Mistake 6: Choosing features first and return flexibility last
When fit is uncertain, a straightforward return option can matter as much as a better spec sheet. Noise cancelling, battery life, and app controls are secondary if the earbuds do not stay comfortable.
When to revisit
Come back to this checklist anytime one of these inputs changes:
- You switch use cases. Earbuds that are fine for desk work may fail during workouts or long flights.
- You change phones or ecosystems. After fit, feature compatibility may change which shortlist makes sense.
- Your comfort priorities change. Some buyers start caring less about maximum isolation and more about all-day wear.
- You are shopping during sales. Discount season is when many people rush into whatever looks like the best value, even if the shape is wrong for them.

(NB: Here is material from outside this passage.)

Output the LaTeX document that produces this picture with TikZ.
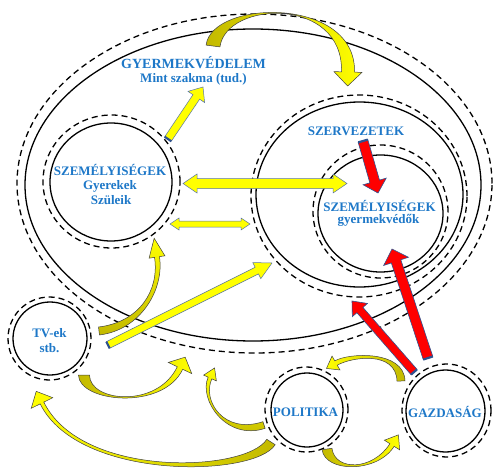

- You have already returned a pair. A failed purchase gives you clues. Revisit the shell, nozzle, and tip factors that likely caused the problem.
Here is a simple action plan to use before any earbud purchase:
- Write down your main fit issue from past earbuds: too big, hurts after an hour, falls out, weak seal, or pressure in the canal.
- Match that issue to the closest scenario above.
- Check product photos for shell bulk, nozzle angle, and protrusion.
- Confirm included tip sizes and any stabilizers.
- Search user feedback for your exact fit problem.
- Verify the seller's return terms before paying.
- Only then compare sound, ANC, battery life, and codec features.
That order saves time and reduces expensive guesswork. Earbud fit is not completely predictable before purchase, but it is more knowable than many listings make it seem. If you treat fit like a first-pass filter instead of a last-minute concern, you will make better choices and spend less time returning products that were never likely to work for your ears in the first place.